Handley saw both sides in the rivalry in his seven years as an offensive assistant under Bill Parcells. From 1984 through '87, the Giants won seven of eight games with the Eagles. But the pendulum began to swing the other way on Oct. 10, 1988, in a Monday night game at the Vet that helped to establish Cunningham as the NFL's premier Giant-killer.
With New York ahead, 3-0, in the first quarter, the Eagles drove to a third-and-goal at the Giants' 4-yard line. Cunningham rolled right, absorbed a crushing hit from Pro Bowl linebacker Carl Banks, but, miraculously, stayed on his feet and slung a touchdown pass to tight end Jimmie Giles.
By game's end, Cunningham had completed 31 of 41 passes for 369 yards and three touchdowns in the Eagles' 24-13 win, earning him NFL Player of the Week honors. But his escape from Banks, a play for the ages, was all anyone wanted to talk about.
"God gave me this talent to run fast, to throw the ball far, to make moves, but things like that aren't supposed to happen," Cunningham said at the time.
Those things, however, kept happening whenever the Giants crossed paths with their NFC East nemesis. New York was 10-0 heading into a Nov. 25 trip to Philadelphia last year, but the Eagles got three touchdowns from Cunningham -- two passing, one rushing -- and breezed to a 31-13 victory. A hurried Simms, meanwhile, completed 17 of 40 passes for 234 yards with two interceptions, one of which was returned 22 yards for a touchdown by middle linebacker Byron Evans.
Simms went down with a badly sprained foot in the 14th game of the season and didn't play thereafter, which opened the door for Hostetler to go 5-0 and win Super Bowl XXVI. It was a huge story in New York when Handley, in his boldest decision to date, named Hostetler as his starting quarterback in the preseason ahead of old reliable Simms.
A lot of theories have been floated on that particular topic, the most common being that Handley, in making the change, wanted to show he was his own man.
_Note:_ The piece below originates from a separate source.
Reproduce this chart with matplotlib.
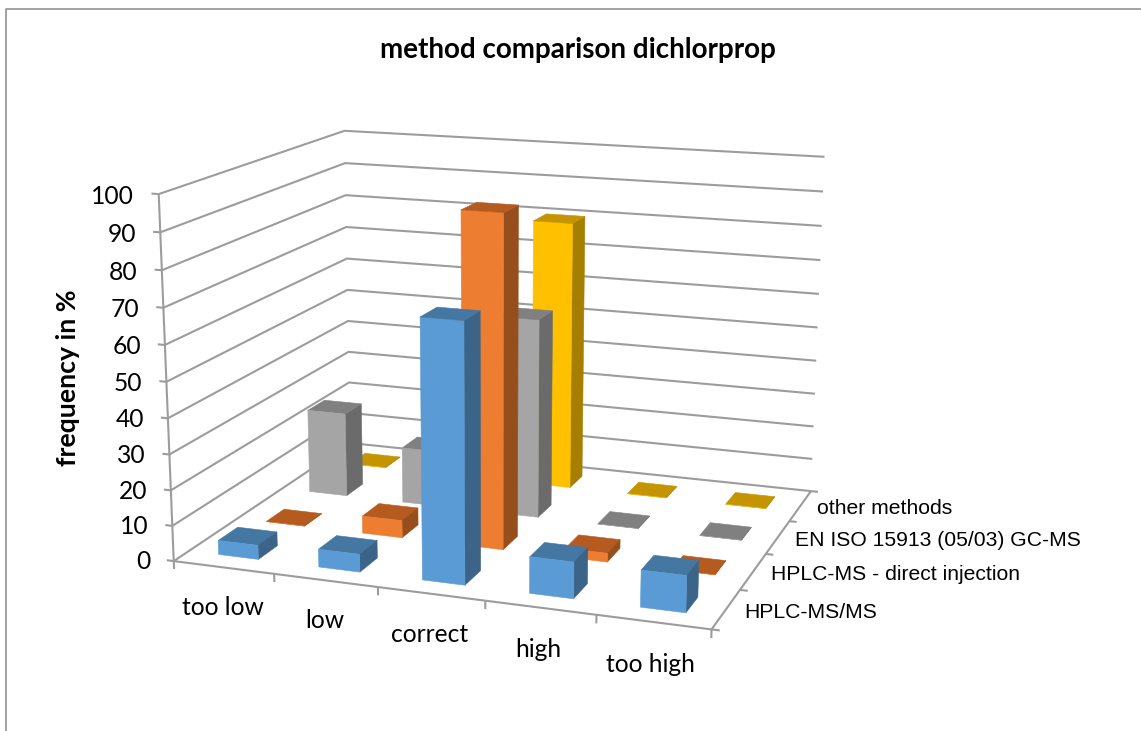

Still, you wonder. Might it be that, after all those frustrating moments watching Cunningham perform his magic, the new coach simply wanted a scrambling, rambling quarterback to call his own?
Cunningham is out for the season with a knee injury sustained in the opener against Green Bay, but Handley continues to treat the mention of his name almost as a personal affront.
"I thought a lot of the 'Giant-killers' were on the other side of the ball . . . guys by the name of Reggie White and Seth Joyner," Handley said when Cunningham's list of feats against the Giants was mentioned.
"Listen, we have a healthy amount of respect for Jim McMahon. I think he's a hell of a competitor, and I'm sure he's going to adequately move the Philadelphia offense. Is it different preparing for him than it is for the other guy? Of course. But McMahon's not a bad quarterback. He has a pretty good track record."
McMahon's track record, however, does not figure at all into the Eagles' recent domination of the Giants. Consider this: From 1988 through '90, the Giants were 17-1 against Washington, Dallas and Phoenix as compared with 1-5 against the Cunningham-led Eagles.